Isso talvez explique por que Joseph Batter teve um interesse especial no encerramento do caso, ao aceitar a devolução de apenas parte do dinheiro recebido ilegalmente pelos brasileiros.
“Não posso dizer que ele esteja envolvido na distribuição das propinas ou que tenha se beneficiado dos crimes, mas ele esteve na direção da Fifa como diretor técnico, secretário geral e presidente, desde o início dos problemas, nos anos 70”, comentou Hildbrand.
Perda de interesse na condenação
Para reforçar a doutrina penal suíça, o promotor também explicou que o interesse do “Ministério Público diminui na mesma proporção da reparação do dano causado contra qualquer vítima”.
“Se os danos são financeiros e se o crime aconteceu anos atrás, a necessidade de ação penal diminui com o passar do tempo”, finalizou Hildbrand.
Além disso, sem a parte ofendida, não pode haver ação criminal: “Foi exatamente o que aconteceu nesse caso com os acusados H (Teixeira) e E (Havelange) e a Fifa”, explicou o promotor suíço, que manteve os nomes dos brasileiros sob sigilo em suas respostas.
A vinculação dos códigos (H e E) aos nomes das empresas dirigidas pelos brasileiros foi possível graças a um cruzamento de dados sigilosos, obtidos por UOL Esporte, em 2011.
O pagamento R$ 5,17 milhões ( 2,5 milhões de francos suíços) foi aceito pela promotoria (a pedido da Fifa) para o encerramento do caso contra Ricardo Teixeira.
João Havelange, continuou caminhando livre pelas ruas “por ser idoso e ter seus rendimentos reduzidos por pensão e aposentadoria” e por devolver o equivalente a R$ 1,03 milhão. O dinheiro foi depositado na conta de massa falida da empresa International Sports Leisure (ISL), que saiu do mercado em 2001, deixando um rombo estimado em mais de R$ 320 milhões.

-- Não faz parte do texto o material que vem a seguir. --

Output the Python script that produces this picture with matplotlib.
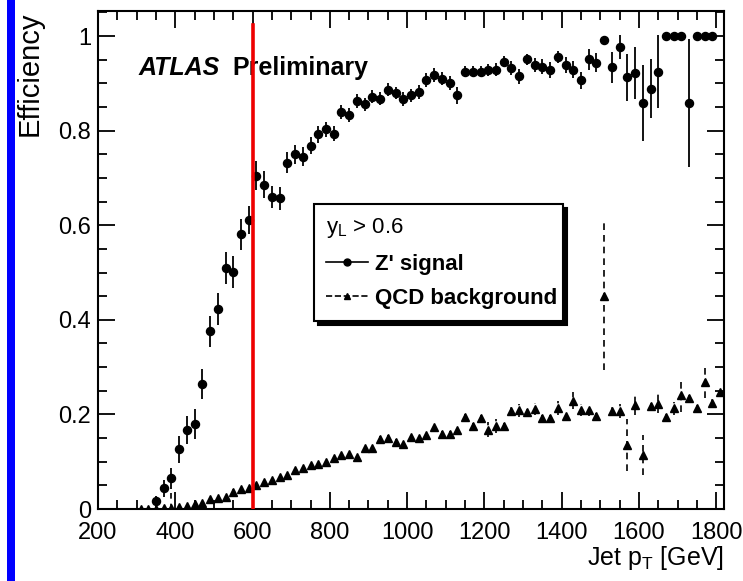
import numpy as np
import matplotlib.pyplot as plt
from matplotlib.lines import Line2D
from matplotlib.patches import Rectangle
from matplotlib.ticker import MultipleLocator

plt.rcParams['font.family'] = ['Liberation Sans', 'DejaVu Sans']

# Z' signal, 20 GeV bins (bin centres)
sig_pt = np.arange(350, 1791, 20)
sig_eff = [0.018, 0.044, 0.065, 0.126, 0.167, 0.180, 0.264, 0.376, 0.423, 0.510,
           0.502, 0.581, 0.611, 0.705, 0.686, 0.660, 0.657, 0.732, 0.750, 0.745,
           0.768, 0.792, 0.803, 0.794, 0.840, 0.833, 0.863, 0.856, 0.872, 0.868,
           0.887, 0.879, 0.867, 0.875, 0.882, 0.907, 0.918, 0.910, 0.901, 0.875,
           0.925, 0.925, 0.925, 0.928, 0.929, 0.946, 0.932, 0.915, 0.951, 0.939,
           0.935, 0.928, 0.956, 0.939, 0.929, 0.907, 0.951, 0.944, 0.992, 0.934,
           0.977, 0.913, 0.922, 0.858, 0.889, 0.925, 1.000, 1.000, 1.000, 0.858,
           1.000, 1.000, 1.000]
sig_err = [0.010, 0.018, 0.022, 0.028, 0.030, 0.032, 0.032, 0.033, 0.033, 0.034,
           0.034, 0.033, 0.030, 0.030, 0.028, 0.024, 0.024, 0.022, 0.020, 0.020,
           0.018, 0.018, 0.016, 0.016, 0.015, 0.015, 0.014, 0.014, 0.013, 0.013,
           0.013, 0.013, 0.014, 0.014, 0.014, 0.014, 0.014, 0.014, 0.015, 0.018,
           0.012, 0.012, 0.012, 0.013, 0.014, 0.012, 0.015, 0.016, 0.012, 0.014,
           0.016, 0.017, 0.012, 0.017, 0.018, 0.018, 0.022, 0.020, 0.008, 0.033,
           0.026, 0.050, 0.056, 0.080, 0.063, 0.078, 0.000, 0.000, 0.000, 0.135,
           0.000, 0.000, 0.000]

# QCD background
bkg_pt = np.arange(310, 1811, 20)
bkg_eff = [0.000, 0.000, 0.001, 0.002, 0.003, 0.005, 0.007, 0.010, 0.013, 0.022,
           0.023, 0.025, 0.036, 0.043, 0.045, 0.051, 0.057, 0.061, 0.067, 0.072,
           0.082, 0.087, 0.093, 0.095, 0.100, 0.107, 0.114, 0.116, 0.109, 0.128,
           0.128, 0.149, 0.151, 0.142, 0.137, 0.152, 0.150, 0.156, 0.173, 0.159,
           0.159, 0.167, 0.195, 0.175, 0.193, 0.168, 0.175, 0.175, 0.208, 0.209,
           0.206, 0.211, 0.192, 0.192, 0.213, 0.197, 0.229, 0.209, 0.209, 0.197,
           0.450, 0.208, 0.208, 0.135, 0.220, 0.114, 0.218, 0.223, 0.194, 0.213,
           0.241, 0.234, 0.213, 0.269, 0.225, 0.248]
bkg_err = [0.002, 0.002, 0.002, 0.002, 0.030, 0.003, 0.003, 0.003, 0.003, 0.004,
           0.004, 0.004, 0.008, 0.004, 0.004, 0.004, 0.004, 0.004, 0.004, 0.004,
           0.004, 0.004, 0.004, 0.004, 0.004, 0.004, 0.004, 0.004, 0.004, 0.004,
           0.005, 0.005, 0.005, 0.005, 0.005, 0.005, 0.005, 0.005, 0.005, 0.005,
           0.005, 0.005, 0.006, 0.006, 0.006, 0.015, 0.015, 0.006, 0.008, 0.014,
           0.010, 0.013, 0.006, 0.006, 0.015, 0.010, 0.018, 0.013, 0.012, 0.006,
           0.155, 0.008, 0.015, 0.055, 0.022, 0.042, 0.008, 0.020, 0.008, 0.014,
           0.035, 0.008, 0.008, 0.035, 0.008, 0.012]

cut_pt = 600

fig = plt.figure(figsize=(7.43, 5.81), dpi=100)
ax = fig.add_axes([0.1319, 0.1239, 0.8425, 0.8571])

# blue bar at the left edge of the slide
fig.add_artist(Rectangle((7 / 743, 0), 8 / 743, 1, transform=fig.transFigure,
                         color='#0000ff', lw=0))

ax.errorbar(sig_pt, sig_eff, yerr=sig_err, fmt='o', color='black', ms=5.8,
            elinewidth=1.3, capsize=0)
eb = ax.errorbar(bkg_pt, bkg_eff, yerr=bkg_err, fmt='^', color='black', ms=5.5,
                 elinewidth=1.2, capsize=0)
eb[2][0].set_linestyle((0, (4, 3)))

ax.plot([cut_pt, cut_pt], [0, 1.023], color='#ee0000', lw=2.6, zorder=5)

ax.set_xlim(200, 1820)
ax.set_ylim(0, 1.053)
ax.xaxis.set_major_locator(MultipleLocator(200))
ax.xaxis.set_minor_locator(MultipleLocator(50))
ax.yaxis.set_major_locator(MultipleLocator(0.2))
ax.yaxis.set_minor_locator(MultipleLocator(0.05))
ax.set_yticks([0, 0.2, 0.4, 0.6, 0.8, 1.0], ['0', '0.2', '0.4', '0.6', '0.8', '1'])
ax.tick_params(which='both', direction='in', top=True, right=True,
               labelsize=17, width=1.3)
ax.tick_params(which='major', length=12)
ax.tick_params(which='minor', length=6.5)
ax.tick_params(axis='x', pad=9)
ax.tick_params(axis='y', pad=5)
for s in ax.spines.values():
    s.set_linewidth(1.5)

ax.text(1.0, -0.113, r'Jet $\mathregular{p_T}$ [GeV]', transform=ax.transAxes,
        ha='right', va='baseline', fontsize=18)
ax.text(-0.109, 1.0, 'Efficiency', transform=ax.transAxes, rotation=90,
        ha='center', va='top', fontsize=21)

ax.text(0.064, 0.885, 'ATLAS', transform=ax.transAxes, fontsize=18,
        fontweight='bold', fontstyle='italic', va='center')
ax.text(0.214, 0.885, 'Preliminary', transform=ax.transAxes, fontsize=18,
        fontweight='bold', va='center')

handles = [Line2D([], [], color='black', marker='o', ms=5, lw=1.2),
           Line2D([], [], color='black', marker='^', ms=4.5, lw=1.2, ls='--')]
leg = ax.legend(handles, ["Z' signal", 'QCD background'],
                title=r'$\mathregular{y_L}$ > 0.6', loc='upper left',
                bbox_to_anchor=(0.345, 0.3735, 0.398, 0.2389), mode='expand',
                prop={'size': 16, 'weight': 'bold'}, title_fontproperties={'size': 16},
                alignment='left', fancybox=False, framealpha=1, edgecolor='black',
                borderpad=0.55, handlelength=1.9, handletextpad=0.3, labelspacing=0.6,
                borderaxespad=0, shadow={'color': 'black', 'alpha': 1, 'ox': 3, 'oy': -3})
leg.get_frame().set_linewidth(1.5)

fig.savefig('out.png', dpi=100)
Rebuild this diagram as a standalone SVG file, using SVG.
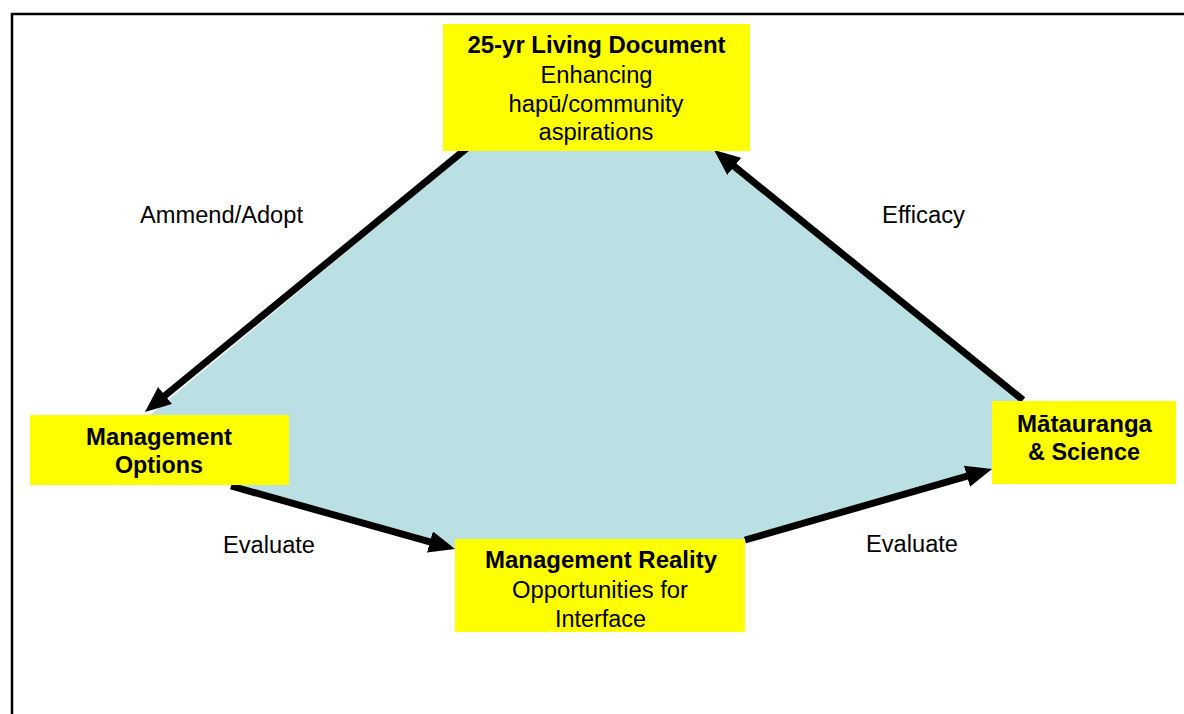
<svg xmlns="http://www.w3.org/2000/svg" width="1184" height="714" viewBox="0 0 1184 714">
  <style>
    .box { fill: #ffff00; }
    .t { font-family: "Liberation Sans", Arial, sans-serif; font-size: 23px; fill: #000; text-anchor: middle; }
    .b { font-weight: bold; }
    .conn { stroke: #000; stroke-width: 7; fill: none; marker-end: url(#head); }
  </style>
  <defs>
    <marker id="head" markerUnits="userSpaceOnUse" markerWidth="26" markerHeight="22" viewBox="0 0 26 22" refX="12" refY="11" orient="auto">
      <path d="M0,0 L26,11 L0,22 z" fill="#000"/>
    </marker>
  </defs>

  <!-- page background and frame -->
  <rect x="0" y="0" width="1184" height="714" fill="#ffffff"/>
  <rect x="12" y="14" width="1200" height="740" fill="none" stroke="#000" stroke-width="2.5"/>

  <!-- shaded cycle area -->
  <polygon points="468,151 716,151 1023,401 992,401 992,470 745,540 455,547 231,485 150,415" fill="#bae0e3"/>

  <!-- cycle connectors -->
  <g id="connectors">
    <line class="conn" x1="467" y1="148" x2="155.8" y2="403.1"/>
    <line class="conn" x1="231" y1="486" x2="441.5" y2="545.2"/>
    <line class="conn" x1="745" y1="540" x2="978.5" y2="472.9"/>
    <line class="conn" x1="1023" y1="400" x2="724.9" y2="158.8"/>
  </g>

  <!-- connector labels -->
  <g id="labels">
    <text class="t" x="221.5" y="223" textLength="163" lengthAdjust="spacingAndGlyphs">Ammend/Adopt</text>
    <text class="t" x="923.5" y="223" textLength="83" lengthAdjust="spacingAndGlyphs">Efficacy</text>
    <text class="t" x="269" y="553" textLength="92" lengthAdjust="spacingAndGlyphs">Evaluate</text>
    <text class="t" x="912" y="552" textLength="92" lengthAdjust="spacingAndGlyphs">Evaluate</text>
  </g>

  <g id="living-document">
    <rect class="box" x="443" y="24" width="307" height="127"/>
    <text class="t b" x="596.5" y="53" textLength="258" lengthAdjust="spacingAndGlyphs">25-yr Living Document</text>
    <text class="t" x="596.5" y="83" textLength="112" lengthAdjust="spacingAndGlyphs">Enhancing</text>
    <text class="t" x="596" y="112" textLength="175" lengthAdjust="spacingAndGlyphs">hapū/community</text>
    <text class="t" x="596" y="140" textLength="115" lengthAdjust="spacingAndGlyphs">aspirations</text>
  </g>

  <g id="management-options">
    <rect class="box" x="30" y="415" width="259" height="70"/>
    <text class="t b" x="159" y="445" textLength="146" lengthAdjust="spacingAndGlyphs">Management</text>
    <text class="t b" x="159" y="473" textLength="88" lengthAdjust="spacingAndGlyphs">Options</text>
  </g>

  <g id="management-reality">
    <rect class="box" x="455" y="539" width="290" height="93"/>
    <text class="t b" x="601" y="568" textLength="232" lengthAdjust="spacingAndGlyphs">Management Reality</text>
    <text class="t" x="600" y="598" textLength="176" lengthAdjust="spacingAndGlyphs">Opportunities for</text>
    <text class="t" x="600.5" y="627" textLength="91" lengthAdjust="spacingAndGlyphs">Interface</text>
  </g>

  <g id="matauranga-science">
    <rect class="box" x="992" y="401" width="184" height="83"/>
    <text class="t b" x="1084.5" y="432" textLength="135" lengthAdjust="spacingAndGlyphs">Mātauranga</text>
    <text class="t b" x="1084" y="460" textLength="112" lengthAdjust="spacingAndGlyphs">&amp; Science</text>
  </g>
</svg>
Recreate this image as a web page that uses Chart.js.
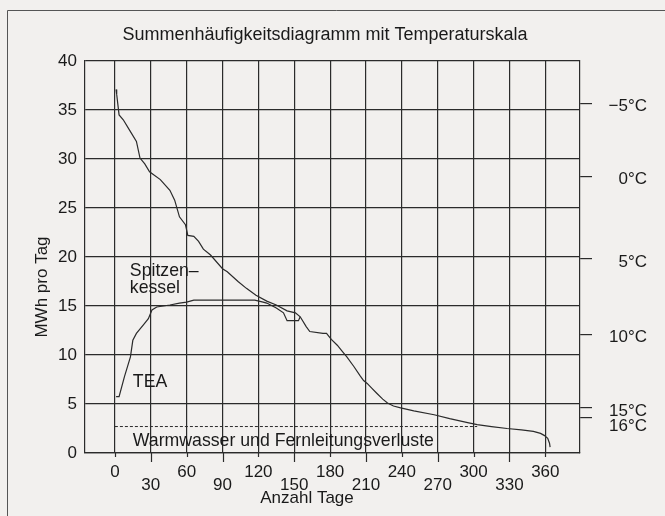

Ricardo Teixeira renunciou à presidência da CBF e ao cargo de executivo da Fifa, em março de 2012. Havelange renunciou a cargo vitalício no Comitê Olímpico Internacional, durante uma investigação por corrupção, em dezembro de 2011.
No último fim de semana, Havelange, que está internado há mais de 40 dias, no Rio de Janeiro, recebeu a visita surpresa de um velho aliado dos tempos de Fifa: Joseph Blatter, o presidente que o substituiu, em 1998.